Sri Swamiji regards cultural memory as providing constitutive elements of the profane and spiritual human self. In a difficult moment, he sought to distinguish the perishable from the imperishable forms of memory. He asked us all in regard to the former, whether anyone in the audience could name some of their ancestors beyond their grandparents! At the same moment, he also announced in a feat of imperishable memory that Lord Rama is his purvaja (ancestor) to whom he owed complete fidelity. Such fidelity stood owed, he further insisted, to an actually existing historical rather than a mythical symbolic figuration.

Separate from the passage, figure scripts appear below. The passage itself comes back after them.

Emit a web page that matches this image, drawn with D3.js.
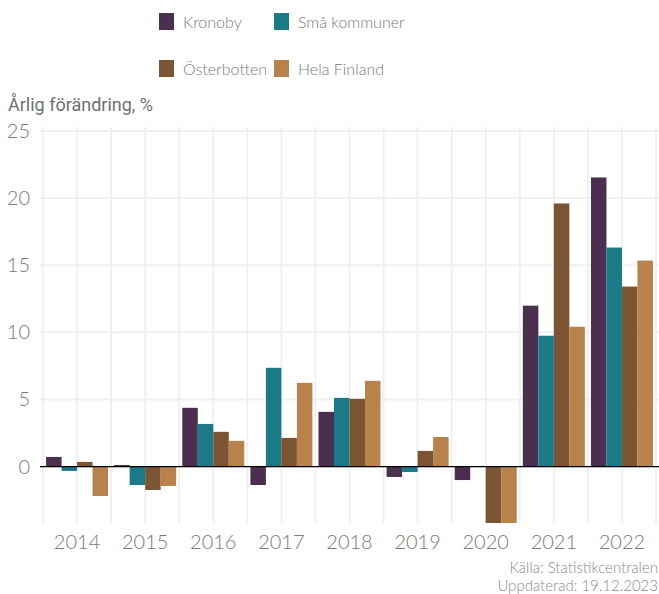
<!DOCTYPE html>
<html>
<head>
<meta charset="utf-8">
<script src="https://cdn.jsdelivr.net/npm/d3@7"></script>
<style>
  body { margin: 0; background: #fff; }
  svg text { font-family: "Lato", "Open Sans", sans-serif; font-weight: 300; }
</style>
</head>
<body>
<div id="chart"></div>
<script>
// data
const years = ["2014", "2015", "2016", "2017", "2018", "2019", "2020", "2021", "2022"];
const seriesNames = ["Kronoby", "Små kommuner", "Österbotten", "Hela Finland"];
const seriesColors = ["#4b2f4e", "#1b7a87", "#7b5434", "#b9824b"];
const kronoby = [0.72, 0.12, 4.38, -1.37, 4.08, -0.77, -1.0, 11.99, 21.54];
const smaKommuner = [-0.32, -1.37, 3.18, 7.36, 5.12, -0.40, 0, 9.75, 16.32];
const osterbotten = [0.35, -1.74, 2.59, 2.14, 5.05, 1.17, -5.6, 19.6, 13.41];
const helaFinland = [-2.19, -1.44, 1.92, 6.24, 6.39, 2.21, -4.9, 10.42, 15.35];
const yTicks = [0, 5, 10, 15, 20, 25];

const allSeries = [kronoby, smaKommuner, osterbotten, helaFinland];

const width = 659, height = 594;
const margin = { top: 131, right: 3, bottom: 71, left: 43 };
const plotW = width - margin.left - margin.right;
const plotH = height - margin.top - margin.bottom;

const svg = d3.select("#chart").append("svg")
    .attr("width", width)
    .attr("height", height);

const x = d3.scaleBand()
    .domain(years)
    .range([margin.left, margin.left + plotW])
    .paddingInner(0.09)
    .paddingOuter(0.045);

// full band scale without padding, for gridlines
const xGrid = d3.scaleBand()
    .domain(years)
    .range([margin.left, margin.left + plotW]);

const xSub = d3.scaleBand()
    .domain(seriesNames)
    .range([0, x.bandwidth()]);

const y = d3.scaleLinear()
    .domain([-4.2, 25])
    .range([margin.top + plotH, margin.top]);

const gridColor = "#f0f0f0";

// horizontal gridlines
svg.append("g")
    .selectAll("line")
    .data(yTicks)
    .join("line")
    .attr("x1", margin.left - 3)
    .attr("x2", width)
    .attr("y1", d => y(d))
    .attr("y2", d => y(d))
    .attr("stroke", gridColor)
    .attr("stroke-width", 2);

// vertical gridlines at band centers and edges
const vLines = [];
years.forEach((yr, i) => {
    vLines.push(xGrid(yr));
    vLines.push(xGrid(yr) + xGrid.bandwidth() / 2);
});
vLines.push(margin.left + plotW);
svg.append("g")
    .selectAll("line")
    .data(vLines)
    .join("line")
    .attr("x1", d => d)
    .attr("x2", d => d)
    .attr("y1", margin.top - 4)
    .attr("y2", margin.top + plotH)
    .attr("stroke", gridColor)
    .attr("stroke-width", 2);

// clip the bars to the plot area
svg.append("clipPath")
    .attr("id", "plotClip")
    .append("rect")
    .attr("x", margin.left)
    .attr("y", margin.top)
    .attr("width", plotW)
    .attr("height", plotH);

const barsG = svg.append("g").attr("clip-path", "url(#plotClip)");

seriesNames.forEach((name, s) => {
    barsG.append("g")
        .selectAll("rect")
        .data(allSeries[s])
        .join("rect")
        .attr("x", (d, i) => x(years[i]) + xSub(name))
        .attr("width", xSub.bandwidth())
        .attr("y", d => y(Math.max(0, d)))
        .attr("height", d => Math.abs(y(d) - y(0)))
        .attr("fill", seriesColors[s]);
});

// zero line
svg.append("line")
    .attr("x1", margin.left - 3)
    .attr("x2", width)
    .attr("y1", y(0))
    .attr("y2", y(0))
    .attr("stroke", "#000")
    .attr("stroke-width", 1.3);

// y axis labels
svg.append("g")
    .selectAll("text")
    .data(yTicks)
    .join("text")
    .attr("x", 30)
    .attr("y", d => y(d))
    .attr("dy", "0.35em")
    .attr("text-anchor", "end")
    .attr("fill", "#7a7a7a")
    .style("font-size", "20px")
    .text(d => d);

// x axis labels
svg.append("g")
    .selectAll("text")
    .data(years)
    .join("text")
    .attr("x", d => xGrid(d) + xGrid.bandwidth() / 2)
    .attr("y", 549)
    .attr("text-anchor", "middle")
    .attr("fill", "#7a7a7a")
    .style("font-size", "20px")
    .text(d => d);

// y title
svg.append("text")
    .attr("x", 8)
    .attr("y", 111)
    .attr("fill", "#707070")
    .style("font-family", "Roboto, 'Liberation Sans', sans-serif")
    .style("font-weight", 400)
    .style("font-size", "18px")
    .text("Årlig förändring, %");

// legend, 2 x 2
const legendPos = [
    { x: 159, y: 13 },
    { x: 274, y: 13 },
    { x: 159, y: 60 },
    { x: 274, y: 60 }
];
const legend = svg.append("g")
    .selectAll("g")
    .data(seriesNames)
    .join("g")
    .attr("transform", (d, i) => `translate(${legendPos[i].x},${legendPos[i].y})`);

legend.append("rect")
    .attr("width", 15)
    .attr("height", 17)
    .attr("fill", (d, i) => seriesColors[i]);

legend.append("text")
    .attr("x", 24)
    .attr("y", 9)
    .attr("dy", "0.35em")
    .attr("fill", "#7a7a7a")
    .style("font-size", "16px")
    .text(d => d);

// source
svg.append("text")
    .attr("x", 658)
    .attr("y", 573)
    .attr("text-anchor", "end")
    .attr("fill", "#8a8a8a")
    .style("font-size", "15px")
    .text("Källa: Statistikcentralen");

svg.append("text")
    .attr("x", 658)
    .attr("y", 591)
    .attr("text-anchor", "end")
    .attr("fill", "#8a8a8a")
    .style("font-size", "15px")
    .text("Uppdaterad: 19.12.2023");
</script>
</body>
</html>
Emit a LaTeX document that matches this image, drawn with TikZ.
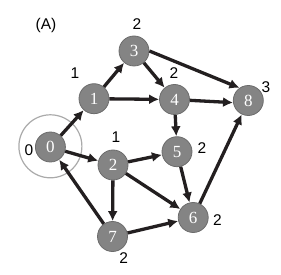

Here, Sri Swamiji seems to claim an order of fidelity to memory beyond history. I especially asked him whether he was resurrecting some form of ancestor worship pitted against the prevalent postmodernist rejection of ancestor worship. His direct response was that ancestor worship was not just a historic necessity but an ethical duty. The mahatmas, who are fonts of religion and spirituality, canonize an order of sacrificial memory that remains worth preserving. This form of sacrificial memory entails a double move. It remains sacrificial in the sense of our duties to remember the avatars, the belief in whose existence remains a necessary condition of our own cultural belonging and affiliation. A second related move entails (as the poet Coleridge said, concerning the experience of literature) a ‘willing suspension of disbelief’. Sri Swamiji cherishes this willing suspension of disbelief, which provides a means to grasp the classical and folklore traditions, pitted against the assorted forms of scientifically rational, deliberative discourses that assiduously promote aspirational loss.

The context of these observations remains at once both pertinent and impertinent. It remains pertinent because yogic and spiritual labours must still address the politics of the contemporary moment. Yet, they must also address the current situation in a transcendent other-worldly form. Much beyond the Indian discursive systems, Sri Swamiji’s pravachan addresses our ways of understanding the forms of yogic/spiritual life (as Jacques Ranciere insightfully, though differently, described this) as going ‘beyond the shores of politics’9.

In conclusion, may the beloved Sri Swamiji be long with us all, so that we may further strive to recapture our essential being and self-sameness for the benefit and upliftment of the suffering and vulnerable others. Like the Prince of Denmark, Sri Swamiji offers something within us ‘that passeth show’. Unlike Hamlet, the Paramahamsa invokes no melancholia of revengeful striving. It goes without saying, and beyond saying, that Sri Swamiji offers the ecstasy of many ways of knowing through which alone the life of the spirit may have a new emergence.

The new empire inaugurated at Rikhia summons each one of us to take seriously the suffering of the immediate and distant, worst-off, forever humiliated and silenced others. To fail to heed this call is also to forfeit any claim to the ethical agency and dignity of remaining human. The best tribute we may offer to the Paramahamsa Chakravartin lies in just this: each one of us ought to reinvent Swami Satyananda in our everyday lives.